Hugh Brophy

Personal information
- Date of birth: 2 September 1948 (age 76)
- Place of birth: Dublin, Ireland
- Position(s): Midfielder

Youth career
- Bolton Athletic

Senior career*
- Years: Team / Apps / (Gls)
- 1965–1966: Shamrock Rovers /  / (1)
- 1966–1968: Crystal Palace / 1 / (0)
- 1968–1971: Shamrock Rovers / ? / (10)
- 1971–1973: Bohemians

= Hugh Brophy =

Irish retired footballer

Hugh Brophy (born 2 September 1948) is an Irish retired footballer who played during the 1960s and 1970s.

Brophy was a midfielder who played for Shamrock Rovers and Bohemians amongst others during his career in the League of Ireland. Brophy played alongside the likes of Tommy Kelly and Turlough O'Connor during his time at Bohs.
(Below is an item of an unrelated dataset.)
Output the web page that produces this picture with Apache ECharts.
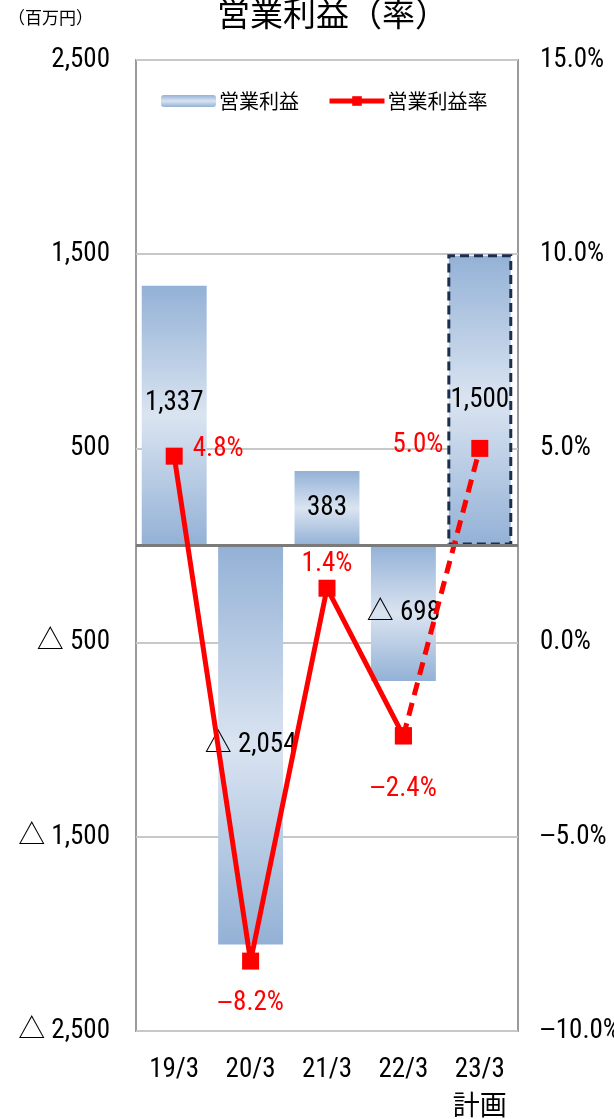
<!DOCTYPE html>
<html><head><meta charset="utf-8">
<script src="https://cdn.jsdelivr.net/npm/echarts@6/dist/echarts.min.js"></script>
<style>html,body{margin:0;padding:0;background:#fff}#c{width:614px;height:1119px}</style>
</head><body><div id="c"></div>
<script>
const categories = ['19/3', '20/3', '21/3', '22/3', '23/3\n計画'];
const profit = [1337, -2054, 383, -698, 1500];
const rate = [4.8, -8.2, 1.4, -2.4, 5.0];
const planIndex = 4;

const FONT = '"Noto Sans CJK JP", sans-serif';
const NUMFONT = '"Roboto Condensed", "Noto Sans CJK JP", sans-serif';
const NUMSIZE = 27;
const fmtNum = v => Math.abs(v).toLocaleString('en-US');
const fmtProfit = v => (v < 0 ? '△ ' : '') + fmtNum(v);
const fmtRate = v => (v < 0 ? '{m|−}' : '') + Math.abs(v).toFixed(1) + '%';
const minusRich = color => ({ m: { fontFamily: '"Liberation Sans", sans-serif', fontSize: NUMSIZE, color: color } });

const grad = {
  type: 'linear', x: 0, y: 0, x2: 0, y2: 1,
  colorStops: [
    { offset: 0, color: '#93b1d6' },
    { offset: 0.5, color: '#dae4f1' },
    { offset: 1, color: '#93b1d6' }
  ]
};

const barLabelOffsets = [[0, -12], [0, 0], [0, 0], [0, 0], [0, 0]];
const barData = profit.map((v, i) => {
  const d = { value: v, label: { offset: barLabelOffsets[i] } };
  if (i === planIndex) {
    d.itemStyle = { borderColor: '#1b2f4d', borderWidth: 3, borderType: [9, 5] };
  }
  return d;
});

const rateLabelCfg = [
  { position: 'right', distance: 10, offset: [0, -7] },
  { position: 'bottom', distance: 20 },
  { position: 'top', distance: 2 },
  { position: 'bottom', distance: 31 },
  { position: 'left', distance: 28, offset: [0, -3] }
];
const solidData = rate.map((v, i) => i < planIndex ? { value: v, label: rateLabelCfg[i] } : '-');
const dashedData = rate.map((v, i) => {
  if (i === planIndex) return { value: v, label: rateLabelCfg[i] };
  if (i === planIndex - 1) return { value: v, label: { show: false } };
  return '-';
});

const chart = echarts.init(document.getElementById('c'));
chart.setOption({
  animation: false,
  textStyle: { fontFamily: FONT },
  title: {
    text: '営業利益（率）', left: 212, top: -8,
    textStyle: { fontFamily: FONT, fontSize: 33, fontWeight: 'normal', color: '#000' }
  },
  graphic: [{
    type: 'text', left: 8, top: 9,
    style: { text: '（百万円）', font: '17px ' + FONT, fill: '#000' }
  }],
  legend: {
    left: 156, top: 86, itemWidth: 55, itemHeight: 12, itemGap: 28,
    textStyle: { fontFamily: FONT, fontSize: 20, color: '#000', padding: [0, 0, 0, -2] },
    data: ['営業利益', { name: '営業利益率', lineStyle: { width: 5 } }]
  },
  grid: {
    left: 136, right: 96, top: 60, bottom: 88, show: true, outerBoundsMode: 'none',
    borderColor: '#9a9a9a', borderWidth: 2, backgroundColor: 'transparent'
  },
  xAxis: {
    type: 'category', data: categories, boundaryGap: true,
    axisLine: { show: false, onZero: false }, axisTick: { show: false },
    axisLabel: { margin: 20, fontSize: NUMSIZE, color: '#000', fontFamily: NUMFONT, lineHeight: 38, interval: 0 }
  },
  yAxis: [{
    type: 'value', min: -2500, max: 2500, interval: 500,
    axisLine: { show: false }, axisTick: { show: false }, splitLine: { show: false },
    axisLabel: {
      margin: 26, fontSize: NUMSIZE, color: '#000', fontFamily: NUMFONT,
      formatter: v => (Math.abs(v) % 1000 === 500 ? fmtProfit(v) : '')
    }
  }, {
    type: 'value', min: -10, max: 15, interval: 5,
    axisLine: { show: false }, axisTick: { show: false },
    splitLine: { show: true, lineStyle: { color: '#c8c8c8', width: 2 } },
    axisLabel: {
      margin: 22, fontSize: NUMSIZE, color: '#000', fontFamily: NUMFONT,
      formatter: v => fmtRate(v), rich: minusRich('#000')
    }
  }],
  series: [{
    name: '営業利益', type: 'bar', yAxisIndex: 0, barWidth: '85%',
    itemStyle: { color: grad },
    label: {
      show: true, position: 'inside', color: '#000', fontSize: NUMSIZE, fontFamily: NUMFONT,
      formatter: p => fmtProfit(p.value)
    },
    data: barData,
    markLine: {
      silent: true, symbol: 'none', label: { show: false },
      lineStyle: { color: '#7a7a7a', width: 3, type: 'solid' },
      data: [{ yAxis: 0 }]
    }
  }, {
    name: '営業利益率', type: 'line', yAxisIndex: 1, z: 5,
    symbol: 'rect', symbolSize: 17, connectNulls: false,
    lineStyle: { color: '#ff0000', width: 5 },
    itemStyle: { color: '#ff0000' },
    label: {
      show: true, color: '#ff0000', fontSize: NUMSIZE, fontFamily: NUMFONT,
      formatter: p => fmtRate(p.value), rich: minusRich('#ff0000')
    },
    data: solidData
  }, {
    name: '営業利益率', type: 'line', yAxisIndex: 1, z: 4,
    symbol: 'rect', symbolSize: 17, connectNulls: false,
    lineStyle: { color: '#ff0000', width: 5, type: [13, 8] },
    itemStyle: { color: '#ff0000' },
    label: {
      show: true, color: '#ff0000', fontSize: NUMSIZE, fontFamily: NUMFONT,
      formatter: p => fmtRate(p.value), rich: minusRich('#ff0000')
    },
    data: dashedData
  }]
});
</script></body></html>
He made his Rovers debut on 20 March 1966 against Drumcondra at Milltown. He signed for Crystal Palace in July 1966, but after only one league appearance as a substitute for Johnny Byrne in the last game of the 1966–67 season, left the club in 1967. He re-signed for Shamrock Rovers in November 1968, winning the FAI Cup in 1969.

He played for the Republic of Ireland national football team amateur team in the qualifiers for the 1967 UEFA Amateur Cup.